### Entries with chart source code
>>>>>
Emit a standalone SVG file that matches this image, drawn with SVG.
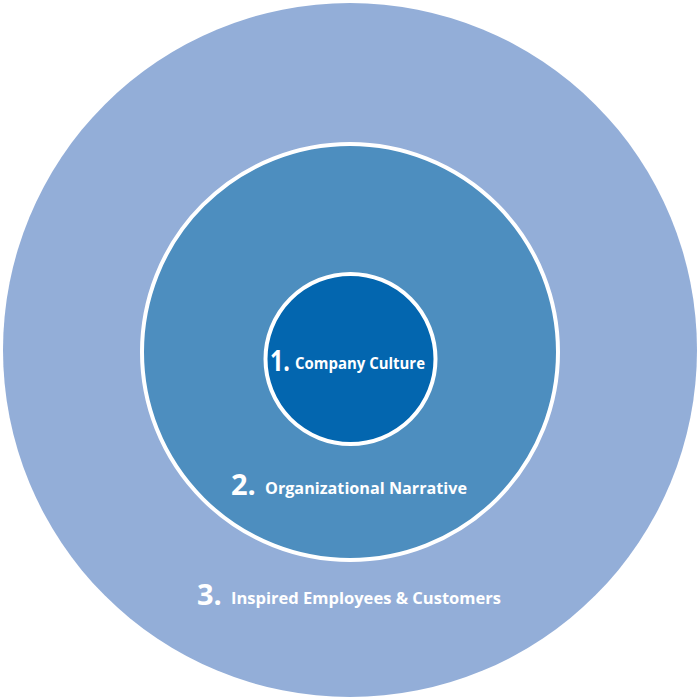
<svg xmlns="http://www.w3.org/2000/svg" width="700" height="700" viewBox="0 0 700 700">
<style>
.num{font-family:"Open Sans","Liberation Sans",sans-serif;font-weight:700;fill:#fff;}
.lbl{font-family:"Open Sans","Liberation Sans",sans-serif;font-weight:700;fill:#fff;}
</style>
<rect width="700" height="700" fill="#fff"/>
<g id="outer">
<circle cx="350" cy="350" r="347" fill="#93AED8"/>
<text x="197" y="605" class="num" font-size="29">3.</text>
<text x="231" y="604" class="lbl" font-size="16" textLength="270" lengthAdjust="spacingAndGlyphs">Inspired Employees &amp; Customers</text>
</g>
<g id="middle">
<circle cx="350" cy="352" r="208" fill="#4D8EBF" stroke="#fff" stroke-width="4"/>
<text x="231" y="495" class="num" font-size="29">2.</text>
<text x="265" y="494" class="lbl" font-size="16" textLength="202" lengthAdjust="spacingAndGlyphs">Organizational Narrative</text>
</g>
<g id="inner">
<circle cx="350.5" cy="359" r="85" fill="#0366AF" stroke="#fff" stroke-width="4"/>
<text x="270" y="371" class="num" font-size="29" textLength="20" lengthAdjust="spacingAndGlyphs">1.</text>
<text x="295" y="369" class="lbl" font-size="15.5" textLength="130" lengthAdjust="spacingAndGlyphs">Company Culture</text>
</g>
<g id="connectors"/>
</svg>
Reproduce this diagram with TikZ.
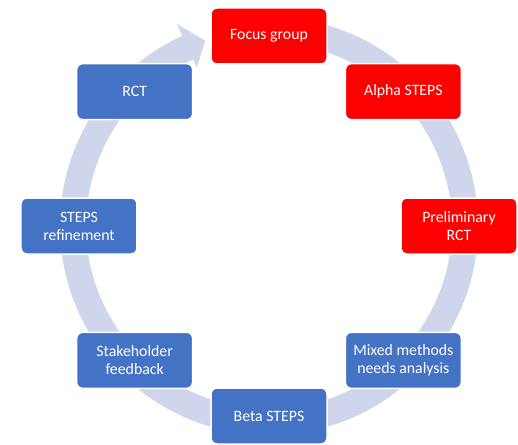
<<<<<
### Brief
Count each line above in which the string "this" appears, then state only the total.

### Task output
2